▶ **What you will do**
Your task is to repeat the lines from the line with "Reproduce this chart with matplotlib." to the line with "from matplotlib.ticker import", both ends included, and nothing else. Pictures stay out of the copy.
### Dataset entries
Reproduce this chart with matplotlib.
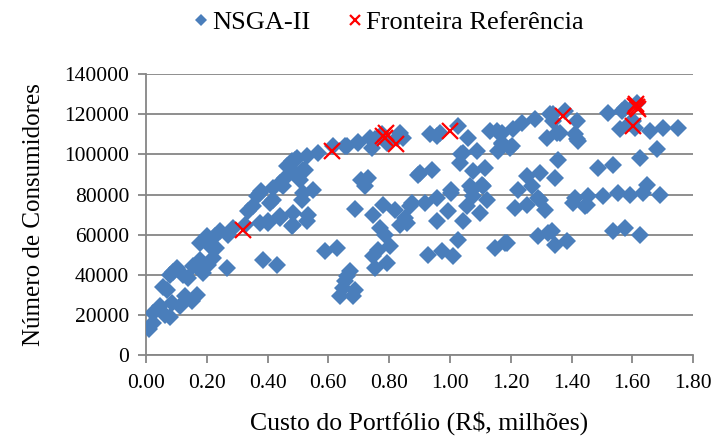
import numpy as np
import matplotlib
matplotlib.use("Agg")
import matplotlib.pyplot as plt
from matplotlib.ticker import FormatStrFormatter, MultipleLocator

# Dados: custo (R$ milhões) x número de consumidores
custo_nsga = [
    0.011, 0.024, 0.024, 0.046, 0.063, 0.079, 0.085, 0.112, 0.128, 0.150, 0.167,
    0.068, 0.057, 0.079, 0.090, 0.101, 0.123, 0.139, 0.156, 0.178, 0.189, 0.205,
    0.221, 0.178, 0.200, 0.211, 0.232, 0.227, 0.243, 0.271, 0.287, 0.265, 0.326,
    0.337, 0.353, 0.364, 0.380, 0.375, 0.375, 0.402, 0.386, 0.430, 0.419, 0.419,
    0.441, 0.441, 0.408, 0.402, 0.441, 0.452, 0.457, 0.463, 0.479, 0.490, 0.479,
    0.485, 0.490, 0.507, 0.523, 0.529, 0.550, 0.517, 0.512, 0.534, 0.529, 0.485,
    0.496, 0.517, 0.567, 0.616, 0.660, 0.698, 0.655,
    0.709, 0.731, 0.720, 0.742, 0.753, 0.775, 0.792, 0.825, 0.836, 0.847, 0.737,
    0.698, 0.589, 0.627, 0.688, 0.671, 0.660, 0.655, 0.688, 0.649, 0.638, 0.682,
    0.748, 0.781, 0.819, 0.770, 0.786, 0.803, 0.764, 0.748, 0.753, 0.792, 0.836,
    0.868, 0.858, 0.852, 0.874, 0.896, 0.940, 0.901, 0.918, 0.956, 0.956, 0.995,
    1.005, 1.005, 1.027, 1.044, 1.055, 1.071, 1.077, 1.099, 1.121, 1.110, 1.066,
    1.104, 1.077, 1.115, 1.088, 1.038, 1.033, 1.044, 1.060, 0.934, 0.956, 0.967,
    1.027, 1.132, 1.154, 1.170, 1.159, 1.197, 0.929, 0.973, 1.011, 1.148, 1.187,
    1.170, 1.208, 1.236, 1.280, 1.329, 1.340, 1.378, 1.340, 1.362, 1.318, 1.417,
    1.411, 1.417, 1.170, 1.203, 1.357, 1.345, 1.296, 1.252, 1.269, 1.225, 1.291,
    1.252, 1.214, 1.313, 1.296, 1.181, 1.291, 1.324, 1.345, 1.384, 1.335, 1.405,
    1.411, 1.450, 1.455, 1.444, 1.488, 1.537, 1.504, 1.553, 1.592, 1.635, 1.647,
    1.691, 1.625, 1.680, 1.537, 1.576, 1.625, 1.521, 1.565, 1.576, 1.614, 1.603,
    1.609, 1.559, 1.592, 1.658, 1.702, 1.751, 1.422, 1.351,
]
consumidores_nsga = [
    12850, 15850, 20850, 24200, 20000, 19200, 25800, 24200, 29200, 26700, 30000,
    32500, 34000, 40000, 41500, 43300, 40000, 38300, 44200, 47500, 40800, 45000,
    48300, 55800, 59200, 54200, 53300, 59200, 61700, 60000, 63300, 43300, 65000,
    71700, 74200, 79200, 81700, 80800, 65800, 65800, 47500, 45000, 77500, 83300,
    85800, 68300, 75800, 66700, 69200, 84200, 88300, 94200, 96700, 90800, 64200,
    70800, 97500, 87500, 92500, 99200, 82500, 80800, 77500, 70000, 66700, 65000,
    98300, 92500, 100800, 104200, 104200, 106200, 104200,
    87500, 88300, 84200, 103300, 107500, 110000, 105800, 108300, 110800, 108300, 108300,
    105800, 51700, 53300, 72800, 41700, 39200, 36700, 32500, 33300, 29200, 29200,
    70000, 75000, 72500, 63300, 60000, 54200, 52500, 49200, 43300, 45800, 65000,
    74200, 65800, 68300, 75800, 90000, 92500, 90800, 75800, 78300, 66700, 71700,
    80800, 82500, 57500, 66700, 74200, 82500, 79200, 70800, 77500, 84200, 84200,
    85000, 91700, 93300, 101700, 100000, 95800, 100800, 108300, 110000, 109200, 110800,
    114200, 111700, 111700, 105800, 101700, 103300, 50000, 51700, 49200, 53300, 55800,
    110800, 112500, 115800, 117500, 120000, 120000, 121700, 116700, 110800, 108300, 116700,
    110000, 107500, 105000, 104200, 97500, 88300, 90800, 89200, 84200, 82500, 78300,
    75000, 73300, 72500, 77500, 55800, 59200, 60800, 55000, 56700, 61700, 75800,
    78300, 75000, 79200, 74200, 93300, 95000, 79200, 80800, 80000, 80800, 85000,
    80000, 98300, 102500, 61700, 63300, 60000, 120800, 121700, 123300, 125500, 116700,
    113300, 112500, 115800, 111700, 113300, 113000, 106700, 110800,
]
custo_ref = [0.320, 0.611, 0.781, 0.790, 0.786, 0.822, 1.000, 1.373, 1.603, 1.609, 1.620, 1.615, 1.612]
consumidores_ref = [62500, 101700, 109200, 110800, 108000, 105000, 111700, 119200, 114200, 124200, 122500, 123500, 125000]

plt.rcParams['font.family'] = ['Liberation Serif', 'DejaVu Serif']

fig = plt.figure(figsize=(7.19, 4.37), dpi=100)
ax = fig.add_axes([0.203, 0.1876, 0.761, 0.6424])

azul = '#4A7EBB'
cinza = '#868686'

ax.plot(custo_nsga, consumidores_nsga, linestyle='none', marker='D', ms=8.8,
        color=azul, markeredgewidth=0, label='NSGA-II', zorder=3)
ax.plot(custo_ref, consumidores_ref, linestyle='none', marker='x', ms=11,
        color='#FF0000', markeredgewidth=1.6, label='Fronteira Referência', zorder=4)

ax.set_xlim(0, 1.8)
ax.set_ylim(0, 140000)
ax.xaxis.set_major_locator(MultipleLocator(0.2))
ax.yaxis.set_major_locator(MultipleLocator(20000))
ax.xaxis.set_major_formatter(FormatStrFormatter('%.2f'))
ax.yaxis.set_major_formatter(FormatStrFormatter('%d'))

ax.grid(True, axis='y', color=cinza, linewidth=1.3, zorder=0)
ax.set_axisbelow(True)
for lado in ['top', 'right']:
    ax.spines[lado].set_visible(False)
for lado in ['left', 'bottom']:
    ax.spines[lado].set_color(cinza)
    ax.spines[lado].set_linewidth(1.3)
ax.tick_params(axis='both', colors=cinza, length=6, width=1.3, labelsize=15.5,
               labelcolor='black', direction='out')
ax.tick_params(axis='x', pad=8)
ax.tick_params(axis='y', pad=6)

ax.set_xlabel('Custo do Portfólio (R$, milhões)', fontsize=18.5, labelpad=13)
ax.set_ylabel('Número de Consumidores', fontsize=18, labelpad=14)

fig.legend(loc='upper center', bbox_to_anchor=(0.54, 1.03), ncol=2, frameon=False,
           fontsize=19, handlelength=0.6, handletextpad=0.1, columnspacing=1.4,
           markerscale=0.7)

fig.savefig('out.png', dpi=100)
######
### Dataset entries
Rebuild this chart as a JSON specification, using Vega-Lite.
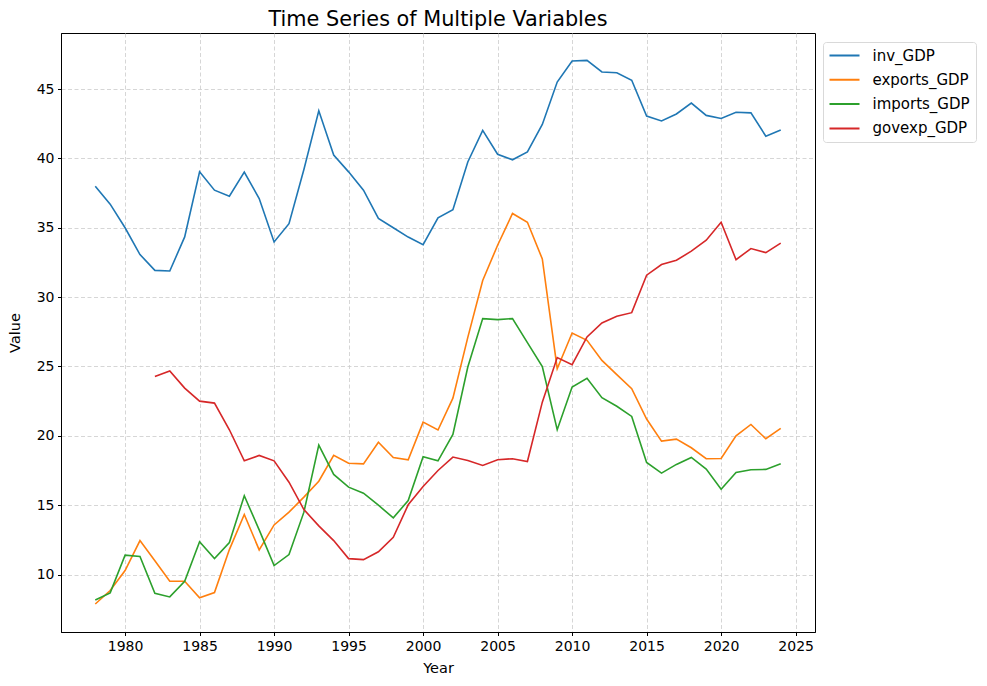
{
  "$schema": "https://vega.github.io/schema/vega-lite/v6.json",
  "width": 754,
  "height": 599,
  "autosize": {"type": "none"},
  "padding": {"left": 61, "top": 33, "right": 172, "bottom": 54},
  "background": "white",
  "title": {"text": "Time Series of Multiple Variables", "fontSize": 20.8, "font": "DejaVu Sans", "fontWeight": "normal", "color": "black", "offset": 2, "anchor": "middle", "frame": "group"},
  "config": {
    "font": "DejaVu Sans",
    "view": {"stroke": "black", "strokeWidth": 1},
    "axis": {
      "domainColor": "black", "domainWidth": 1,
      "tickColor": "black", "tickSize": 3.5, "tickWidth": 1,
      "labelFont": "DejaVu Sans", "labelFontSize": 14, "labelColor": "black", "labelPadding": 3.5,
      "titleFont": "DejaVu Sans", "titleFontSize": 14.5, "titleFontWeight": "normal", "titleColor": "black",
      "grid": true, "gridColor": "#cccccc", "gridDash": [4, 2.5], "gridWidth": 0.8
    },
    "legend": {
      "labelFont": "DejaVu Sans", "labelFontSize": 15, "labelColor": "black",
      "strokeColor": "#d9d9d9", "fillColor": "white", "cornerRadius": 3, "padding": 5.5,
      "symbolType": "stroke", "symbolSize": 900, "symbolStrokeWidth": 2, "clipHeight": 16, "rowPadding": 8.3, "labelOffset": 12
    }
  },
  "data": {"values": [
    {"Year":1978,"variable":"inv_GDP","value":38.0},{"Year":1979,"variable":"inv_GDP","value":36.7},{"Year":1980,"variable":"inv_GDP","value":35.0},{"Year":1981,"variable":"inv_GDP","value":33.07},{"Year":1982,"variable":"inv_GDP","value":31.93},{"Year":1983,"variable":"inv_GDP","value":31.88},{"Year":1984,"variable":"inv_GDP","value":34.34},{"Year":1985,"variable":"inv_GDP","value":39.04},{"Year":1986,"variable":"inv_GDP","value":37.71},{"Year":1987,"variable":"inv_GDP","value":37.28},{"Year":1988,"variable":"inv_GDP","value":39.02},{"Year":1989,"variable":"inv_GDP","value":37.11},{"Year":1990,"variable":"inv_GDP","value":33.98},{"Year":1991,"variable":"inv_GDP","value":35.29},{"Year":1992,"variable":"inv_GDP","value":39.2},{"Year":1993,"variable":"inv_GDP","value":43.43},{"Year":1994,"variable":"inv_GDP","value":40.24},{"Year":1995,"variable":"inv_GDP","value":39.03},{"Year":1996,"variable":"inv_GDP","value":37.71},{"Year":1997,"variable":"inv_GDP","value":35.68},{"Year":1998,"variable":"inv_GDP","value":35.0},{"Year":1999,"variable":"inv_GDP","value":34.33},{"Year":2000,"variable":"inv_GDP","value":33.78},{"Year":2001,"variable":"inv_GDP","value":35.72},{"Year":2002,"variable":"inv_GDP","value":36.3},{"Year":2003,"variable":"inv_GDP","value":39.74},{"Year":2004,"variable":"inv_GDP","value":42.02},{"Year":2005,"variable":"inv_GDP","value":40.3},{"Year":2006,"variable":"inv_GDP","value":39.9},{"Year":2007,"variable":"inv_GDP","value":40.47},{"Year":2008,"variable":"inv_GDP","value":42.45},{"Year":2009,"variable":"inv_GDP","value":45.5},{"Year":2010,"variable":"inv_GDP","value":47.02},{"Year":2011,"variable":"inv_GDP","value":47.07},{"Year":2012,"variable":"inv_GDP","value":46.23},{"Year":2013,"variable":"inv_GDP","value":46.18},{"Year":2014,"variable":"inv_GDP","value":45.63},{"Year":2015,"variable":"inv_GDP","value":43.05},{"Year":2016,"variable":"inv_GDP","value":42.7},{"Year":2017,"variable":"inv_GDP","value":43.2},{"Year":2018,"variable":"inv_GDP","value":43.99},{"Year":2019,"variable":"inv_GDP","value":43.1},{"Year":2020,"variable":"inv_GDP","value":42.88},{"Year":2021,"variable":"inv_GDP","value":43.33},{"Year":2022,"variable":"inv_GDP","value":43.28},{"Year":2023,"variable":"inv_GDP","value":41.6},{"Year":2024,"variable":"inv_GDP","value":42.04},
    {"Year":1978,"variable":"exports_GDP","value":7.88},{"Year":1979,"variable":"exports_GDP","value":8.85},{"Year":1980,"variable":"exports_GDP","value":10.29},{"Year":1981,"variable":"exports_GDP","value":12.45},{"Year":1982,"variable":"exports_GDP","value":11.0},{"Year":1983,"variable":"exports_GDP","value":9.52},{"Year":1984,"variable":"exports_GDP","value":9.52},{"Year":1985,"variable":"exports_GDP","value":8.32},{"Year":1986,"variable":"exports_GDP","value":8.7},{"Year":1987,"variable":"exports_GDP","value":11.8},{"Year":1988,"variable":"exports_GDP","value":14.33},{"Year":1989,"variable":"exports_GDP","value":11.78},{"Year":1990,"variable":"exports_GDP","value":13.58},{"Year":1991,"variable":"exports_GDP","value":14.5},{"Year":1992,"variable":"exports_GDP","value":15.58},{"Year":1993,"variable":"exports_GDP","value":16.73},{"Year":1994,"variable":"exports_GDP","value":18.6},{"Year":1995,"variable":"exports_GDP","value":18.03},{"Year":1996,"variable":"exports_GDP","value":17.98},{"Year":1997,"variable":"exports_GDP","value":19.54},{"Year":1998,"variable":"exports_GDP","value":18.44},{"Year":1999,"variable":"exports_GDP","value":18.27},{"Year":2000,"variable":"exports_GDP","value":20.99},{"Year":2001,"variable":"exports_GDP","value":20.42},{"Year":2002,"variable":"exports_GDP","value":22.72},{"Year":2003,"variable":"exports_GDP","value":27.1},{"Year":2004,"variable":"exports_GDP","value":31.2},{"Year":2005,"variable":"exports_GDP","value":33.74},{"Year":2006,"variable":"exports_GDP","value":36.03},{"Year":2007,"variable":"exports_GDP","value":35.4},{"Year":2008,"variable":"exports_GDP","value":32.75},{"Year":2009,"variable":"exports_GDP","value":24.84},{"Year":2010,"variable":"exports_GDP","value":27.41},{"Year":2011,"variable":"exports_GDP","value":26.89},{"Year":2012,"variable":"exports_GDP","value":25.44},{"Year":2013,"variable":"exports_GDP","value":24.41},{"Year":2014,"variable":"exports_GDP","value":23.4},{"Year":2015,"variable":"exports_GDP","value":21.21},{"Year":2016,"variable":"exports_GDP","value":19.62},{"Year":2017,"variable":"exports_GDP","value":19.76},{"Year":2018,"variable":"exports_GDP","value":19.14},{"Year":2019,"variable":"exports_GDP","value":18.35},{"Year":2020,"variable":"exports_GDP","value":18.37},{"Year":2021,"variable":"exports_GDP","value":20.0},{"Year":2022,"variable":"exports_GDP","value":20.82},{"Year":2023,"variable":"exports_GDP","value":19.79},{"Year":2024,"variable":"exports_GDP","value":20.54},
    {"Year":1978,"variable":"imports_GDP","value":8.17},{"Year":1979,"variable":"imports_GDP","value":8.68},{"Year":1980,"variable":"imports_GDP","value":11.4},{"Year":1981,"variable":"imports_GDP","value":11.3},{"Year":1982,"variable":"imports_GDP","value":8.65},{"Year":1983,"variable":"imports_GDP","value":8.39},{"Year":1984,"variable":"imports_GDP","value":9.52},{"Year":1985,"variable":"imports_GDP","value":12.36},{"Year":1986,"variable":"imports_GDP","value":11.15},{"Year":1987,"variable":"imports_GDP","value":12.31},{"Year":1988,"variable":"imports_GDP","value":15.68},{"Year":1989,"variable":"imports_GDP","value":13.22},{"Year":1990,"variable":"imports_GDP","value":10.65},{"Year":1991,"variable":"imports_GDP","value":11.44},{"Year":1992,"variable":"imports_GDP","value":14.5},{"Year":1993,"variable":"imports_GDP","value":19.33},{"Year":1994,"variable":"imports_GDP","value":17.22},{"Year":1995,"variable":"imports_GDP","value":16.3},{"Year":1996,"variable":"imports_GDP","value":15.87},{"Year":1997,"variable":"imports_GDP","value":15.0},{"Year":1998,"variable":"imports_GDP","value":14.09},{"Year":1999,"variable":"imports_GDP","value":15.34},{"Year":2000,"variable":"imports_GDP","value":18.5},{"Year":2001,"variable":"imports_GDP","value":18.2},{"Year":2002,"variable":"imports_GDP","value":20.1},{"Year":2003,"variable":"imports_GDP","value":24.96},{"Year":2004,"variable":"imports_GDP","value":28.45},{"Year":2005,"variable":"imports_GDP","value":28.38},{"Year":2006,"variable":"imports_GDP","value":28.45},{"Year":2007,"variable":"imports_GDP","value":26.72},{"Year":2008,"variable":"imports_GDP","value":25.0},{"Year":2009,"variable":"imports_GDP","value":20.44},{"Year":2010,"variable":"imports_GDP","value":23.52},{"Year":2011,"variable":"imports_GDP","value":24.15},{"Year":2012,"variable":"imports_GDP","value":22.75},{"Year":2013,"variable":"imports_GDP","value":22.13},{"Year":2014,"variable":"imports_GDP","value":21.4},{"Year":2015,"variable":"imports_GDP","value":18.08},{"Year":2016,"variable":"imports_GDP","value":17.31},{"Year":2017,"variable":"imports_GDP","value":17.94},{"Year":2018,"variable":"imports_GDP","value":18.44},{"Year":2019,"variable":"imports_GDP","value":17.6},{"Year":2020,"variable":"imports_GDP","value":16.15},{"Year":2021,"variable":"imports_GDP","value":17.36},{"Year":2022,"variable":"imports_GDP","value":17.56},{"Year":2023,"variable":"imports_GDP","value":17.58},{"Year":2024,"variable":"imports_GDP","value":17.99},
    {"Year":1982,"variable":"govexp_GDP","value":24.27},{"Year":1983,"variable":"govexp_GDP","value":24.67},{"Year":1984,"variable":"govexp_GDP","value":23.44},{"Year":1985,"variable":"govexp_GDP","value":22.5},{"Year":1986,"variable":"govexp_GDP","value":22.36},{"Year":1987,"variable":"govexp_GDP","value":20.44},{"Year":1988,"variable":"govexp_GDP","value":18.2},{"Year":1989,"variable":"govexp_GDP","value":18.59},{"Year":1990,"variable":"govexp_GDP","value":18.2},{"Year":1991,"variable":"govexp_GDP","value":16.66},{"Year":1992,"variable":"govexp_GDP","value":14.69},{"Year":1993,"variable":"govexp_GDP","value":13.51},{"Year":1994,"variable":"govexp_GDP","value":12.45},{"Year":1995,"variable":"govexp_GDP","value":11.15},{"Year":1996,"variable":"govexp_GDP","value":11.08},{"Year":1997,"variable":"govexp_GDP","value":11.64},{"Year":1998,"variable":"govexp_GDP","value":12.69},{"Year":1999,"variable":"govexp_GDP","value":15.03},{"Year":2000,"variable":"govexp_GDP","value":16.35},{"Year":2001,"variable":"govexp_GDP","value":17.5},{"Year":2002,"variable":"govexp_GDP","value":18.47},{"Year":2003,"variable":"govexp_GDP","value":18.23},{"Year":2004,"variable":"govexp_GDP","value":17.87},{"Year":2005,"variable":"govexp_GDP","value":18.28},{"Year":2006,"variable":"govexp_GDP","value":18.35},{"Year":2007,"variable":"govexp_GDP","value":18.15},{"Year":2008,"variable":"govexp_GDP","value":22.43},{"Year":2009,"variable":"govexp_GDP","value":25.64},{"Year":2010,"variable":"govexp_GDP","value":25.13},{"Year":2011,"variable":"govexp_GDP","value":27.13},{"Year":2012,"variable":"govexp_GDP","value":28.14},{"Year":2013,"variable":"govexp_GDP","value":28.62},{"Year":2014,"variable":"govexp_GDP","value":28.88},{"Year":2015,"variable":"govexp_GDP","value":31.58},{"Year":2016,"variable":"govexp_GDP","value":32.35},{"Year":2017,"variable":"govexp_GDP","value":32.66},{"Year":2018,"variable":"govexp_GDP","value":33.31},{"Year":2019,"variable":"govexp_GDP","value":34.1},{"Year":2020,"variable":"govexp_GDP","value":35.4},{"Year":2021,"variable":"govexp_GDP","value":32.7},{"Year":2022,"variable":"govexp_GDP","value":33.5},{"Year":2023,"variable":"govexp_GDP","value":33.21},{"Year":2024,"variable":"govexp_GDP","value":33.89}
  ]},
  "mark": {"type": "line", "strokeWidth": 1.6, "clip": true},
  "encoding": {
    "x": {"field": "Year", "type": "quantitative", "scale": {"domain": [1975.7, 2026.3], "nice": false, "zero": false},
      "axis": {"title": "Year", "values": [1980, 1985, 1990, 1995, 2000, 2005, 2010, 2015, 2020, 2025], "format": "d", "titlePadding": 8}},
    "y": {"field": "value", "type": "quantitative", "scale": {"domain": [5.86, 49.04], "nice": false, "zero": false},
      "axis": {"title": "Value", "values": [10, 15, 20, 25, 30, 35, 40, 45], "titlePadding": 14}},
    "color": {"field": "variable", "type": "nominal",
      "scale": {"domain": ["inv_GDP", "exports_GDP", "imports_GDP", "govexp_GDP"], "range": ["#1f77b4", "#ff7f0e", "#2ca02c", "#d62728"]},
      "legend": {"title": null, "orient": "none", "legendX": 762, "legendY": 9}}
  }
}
######
### Dataset entries
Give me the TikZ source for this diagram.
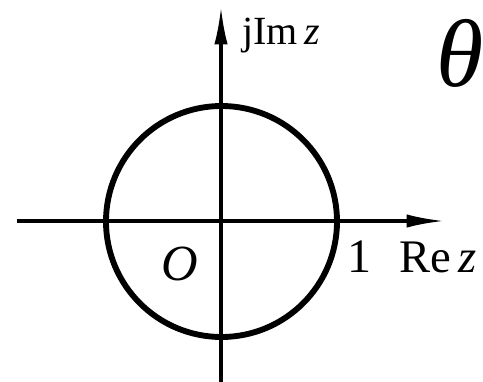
######
▶ **Solution for this task**
Reproduce this chart with matplotlib.
import numpy as np
import matplotlib
matplotlib.use("Agg")
import matplotlib.pyplot as plt
from matplotlib.ticker import FormatStrFormatter, MultipleLocator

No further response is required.